Dracula "Answers"

>> Sunday, September 13, 2009


Vlad Tepes is an interesting historical figure surrounded by a great deal of apocryphal history.

As nearly everyone noted, Dracula had to do with being "Son of the Dragon," as his father was called Dracul when he entered the Order of the Dragon. I've often found it ironic that Dracula is so firmly connected to being the antithesis of the christian religion when this title (and the Order that bestowed it) was given to those to protecting the Catholic Church against Turkish Muslims. And that's exactly what Vlad did. Not always, of course. Both he and his father spent some time bowing down to the Turks, but one could say that was out of necessity.

That, of course, does not make Vlad a good guy. Did he perform all the atrocities attributed to him? Perhaps, perhaps not. There was clearly some propaganda at the time against him, but I don't think even the most charitable could call him a good man. He was ruthless. He was brutal. And he was a product of a particularly brutal time and still stood out.

But there are many who believe that he was pivotal to the defense of Christianity in Europe against the Turks despite being in power seven years total. Even today he is regarded almost as a folk hero in places in Easter Europe. He sent the Turks back empty-handed against overwhelming odds, shocked even them with his brutality, which was saying something.

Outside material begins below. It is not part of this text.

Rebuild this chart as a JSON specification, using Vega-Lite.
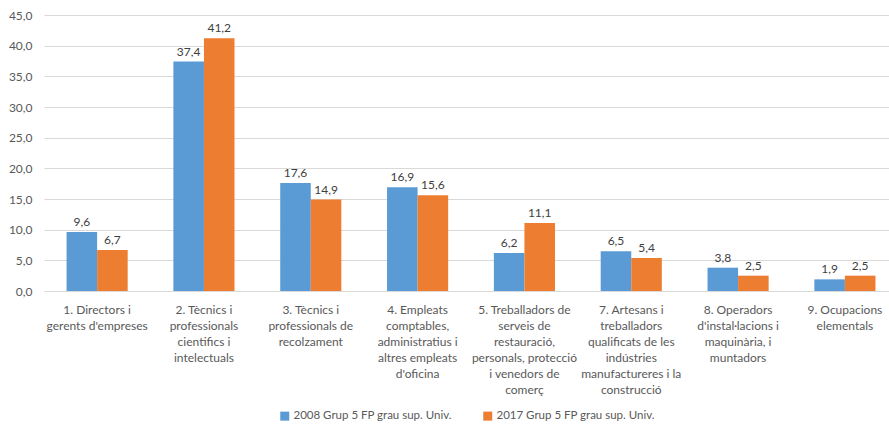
{
  "$schema": "https://vega.github.io/schema/vega-lite/v6.json",
  "width": 889,
  "height": 427,
  "autosize": {"type": "fit", "contains": "padding"},
  "padding": {"left": 8, "right": 0, "top": 9, "bottom": 5},
  "background": "white",
  "config": {
    "locale": {"number": {"decimal": ",", "thousands": ".", "grouping": [3], "currency": ["", " €"]}},
    "font": "Lato",
    "view": {"stroke": null},
    "legend": {"layout": {"bottom": {"anchor": "middle"}}}
  },
  "data": {
    "values": [
      {"cat": "1. Directors i|gerents d'empreses", "serie": "2008 Grup 5 FP grau sup. Univ.", "v": 9.6},
      {"cat": "1. Directors i|gerents d'empreses", "serie": "2017 Grup 5 FP grau sup. Univ.", "v": 6.7},
      {"cat": "2. Tècnics i|professionals|cientifics i|intelectuals", "serie": "2008 Grup 5 FP grau sup. Univ.", "v": 37.4},
      {"cat": "2. Tècnics i|professionals|cientifics i|intelectuals", "serie": "2017 Grup 5 FP grau sup. Univ.", "v": 41.2},
      {"cat": "3. Tècnics i|professionals de|recolzament", "serie": "2008 Grup 5 FP grau sup. Univ.", "v": 17.6},
      {"cat": "3. Tècnics i|professionals de|recolzament", "serie": "2017 Grup 5 FP grau sup. Univ.", "v": 14.9},
      {"cat": "4. Empleats|comptables,|administratius i|altres empleats|d'oficina", "serie": "2008 Grup 5 FP grau sup. Univ.", "v": 16.9},
      {"cat": "4. Empleats|comptables,|administratius i|altres empleats|d'oficina", "serie": "2017 Grup 5 FP grau sup. Univ.", "v": 15.6},
      {"cat": "5. Treballadors de|serveis de|restauració,|personals, protecció|i venedors de|comerç", "serie": "2008 Grup 5 FP grau sup. Univ.", "v": 6.2},
      {"cat": "5. Treballadors de|serveis de|restauració,|personals, protecció|i venedors de|comerç", "serie": "2017 Grup 5 FP grau sup. Univ.", "v": 11.1},
      {"cat": "7. Artesans i|treballadors|qualificats de les|indústries|manufactureres i la|construcció", "serie": "2008 Grup 5 FP grau sup. Univ.", "v": 6.5},
      {"cat": "7. Artesans i|treballadors|qualificats de les|indústries|manufactureres i la|construcció", "serie": "2017 Grup 5 FP grau sup. Univ.", "v": 5.4},
      {"cat": "8. Operadors|d'instal·lacions i|maquinària, i|muntadors", "serie": "2008 Grup 5 FP grau sup. Univ.", "v": 3.8},
      {"cat": "8. Operadors|d'instal·lacions i|maquinària, i|muntadors", "serie": "2017 Grup 5 FP grau sup. Univ.", "v": 2.5},
      {"cat": "9. Ocupacions|elementals", "serie": "2008 Grup 5 FP grau sup. Univ.", "v": 1.9},
      {"cat": "9. Ocupacions|elementals", "serie": "2017 Grup 5 FP grau sup. Univ.", "v": 2.5}
    ]
  },
  "encoding": {
    "x": {
      "field": "cat", "type": "nominal", "sort": null,
      "scale": {"paddingInner": 0.428, "paddingOuter": 0.169, "align": 0.625},
      "axis": {
        "title": null, "labelAngle": 0, "ticks": false,
        "domainColor": "#D9D9D9", "labelColor": "#595959", "labelFontSize": 12,
        "labelLineHeight": 16, "labelPadding": 13, "labelBaseline": "top",
        "labelExpr": "split(datum.label, '|')", "labelLimit": 200
      }
    },
    "xOffset": {"field": "serie", "type": "nominal"},
    "y": {
      "field": "v", "type": "quantitative",
      "scale": {"domain": [0, 45]},
      "axis": {
        "title": null, "values": [0, 5, 10, 15, 20, 25, 30, 35, 40, 45], "format": ".1f",
        "domain": false, "ticks": false, "gridColor": "#D9D9D9",
        "labelColor": "#595959", "labelFontSize": 12, "labelPadding": 12
      }
    }
  },
  "layer": [
    {
      "mark": {"type": "bar"},
      "encoding": {
        "color": {
          "field": "serie", "type": "nominal",
          "scale": {"range": ["#5B9BD5", "#ED7D31"]},
          "legend": {
            "title": null, "orient": "bottom", "direction": "horizontal",
            "symbolType": "square", "symbolSize": 81, "symbolStrokeWidth": 0,
            "labelFontSize": 11.5, "labelColor": "#595959", "columnPadding": 30,
            "labelOffset": 3, "labelLimit": 0, "offset": 15
          }
        }
      }
    },
    {
      "mark": {"type": "text", "dy": -10, "fontSize": 12, "color": "#404040"},
      "encoding": {"text": {"field": "v", "type": "quantitative", "format": ".1f"}}
    }
  ]
}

In fact, Vlad the younger spent a great deal of time as a hostage to the Turks while his father ruled and learned many of his less appealing ruthless practices under their auspices, including his propensity for impalement (and impalement was even worse than it is often depicted - I'll spare you the details but they're pretty bad).

That served the Turks ill when they invaded once with overwhelming force to be confronted with an army of the impaled: 20,000 Turkish prisoners impaled on stakes. Dracula's guerrilla tactics also worked to stop the overwhelming force, but some historians think the unmistakable evidence of the risks of failure are really what sent the Turks back.

Estimates of the number of people Vlad Tepes had killed vary from 40,000 to 100,000 (impressive at any time, in a horrible kind of way), but it's important to realize a few things. First, brutality in the name of religion or crime was standard practice at that time in Europe. Even trivial crimes would routinely end in death (often brutal death) and torture was not eschewed even in the most enlightened European countries of the time. He may have stood out, but it was a matter of degree only in a brutal world (and his anticrime stances was apparently rewarded with an incredibly low crime rate - but I suspect that the atmosphere was much like the informing and paranoid world of fear under the Nazis). Also, many of the casualties we're talking about were undoubtedly casualties of war, either killed prisoners (which was not an uncommon practice) or killed in combat. The US has killed more civilians than that just in the past decade. But, no matter how you slice it, Vlad was vicious, he enjoyed impaling as a punishment, did not preclude women and children from his brutalities and generally disgusted even his contemporaries.

As to whether Vlad Tepes was married - it's not clear. He had women and children, but it's not clear that they were married per se or that there was only one at a time. There was a story of one of his women (presumably the mother of his eldest son, Mihnea cel Rău) who flung herself from a castle to the river below for fear of being captured by the Turks - the river is called The Lady's River even today. Another woman, Ilona Szilágyi, is reputed to have married Vlad Tepes, is believed to have married him and provided him two more sons.

Not a pretty chapter and not a pretty guy, but far and away from Bram Stoker's Dracula.